Last week, less than halfway into the rotation deal, Gantz announced that his party would support a bill to dissolve the Knesset (and the government he is a member of). That move makes it likely that Israel will head to its fourth election in two years. And while current projections have Netanyahu’s Likud and associated right and religious parties winning a clear majority of Knesset seats in that contest, the election will also mark the political demise of Gantz.
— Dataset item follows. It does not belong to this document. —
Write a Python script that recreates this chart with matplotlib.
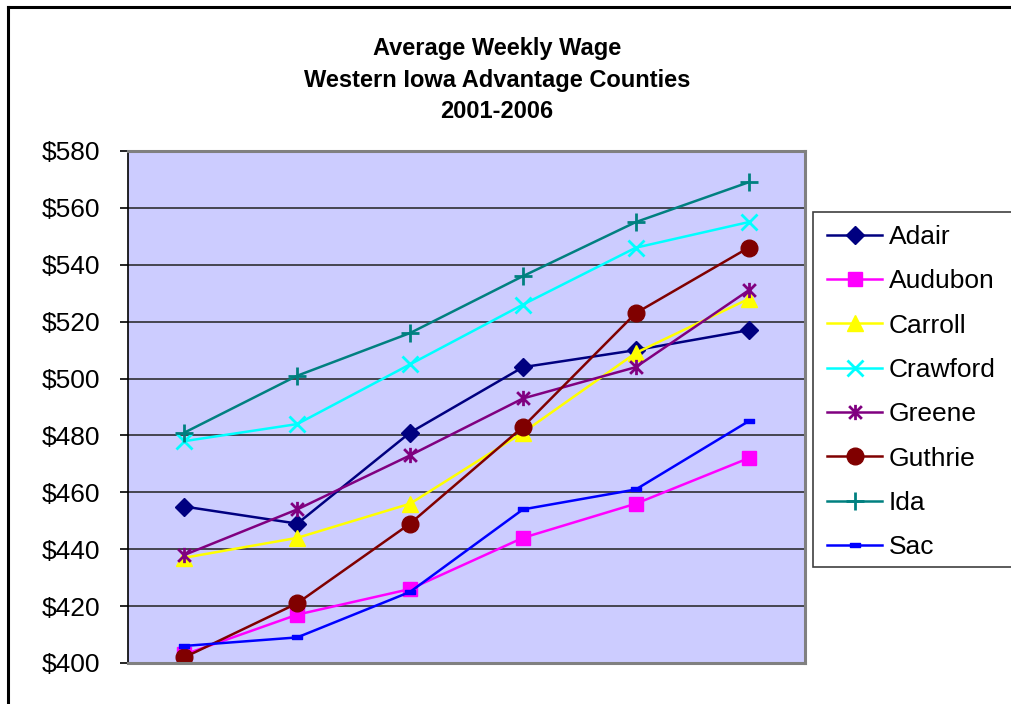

Gantz claims that he knew what he was getting into in his pact with Netanyahu. But we’re not buying what Gantz is selling. Gantz’s political rise was premised on him not being Netanyahu. And his campaigns repeatedly hammered on Netanyahu’s corruption charges and criticized Netanyahu’s focused manipulations to stay in power. If Gantz really had “no illusions about Netanyahu,” as he now claims, he either didn’t believe any of the things he was saying about the man, or he made one of the most serious political blunders in Israel’s 72-year history.

More importantly, this is a terrible time for political instability in Israel.

President-elect Joe Biden has promised changes in U.S. foreign policy, including an openness to revisiting the Iran nuclear deal. Voices in Israel and here are telling Biden to look beyond just putting the nuclear deal back on track. “This is not the Middle East you left four years ago,” New York Times columnist Tom Friedman wrote last week. He argued that Iran’s distribution of precision-guided missiles to its proxies is a greater threat to stability than its nuclear program, and that the threat needs to be addressed.

Friedman may be right. If so, it would be a lot more helpful to the Biden administration to have a stable, reliable partner in Jerusalem to help navigate that and many other complex issues in the Middle East.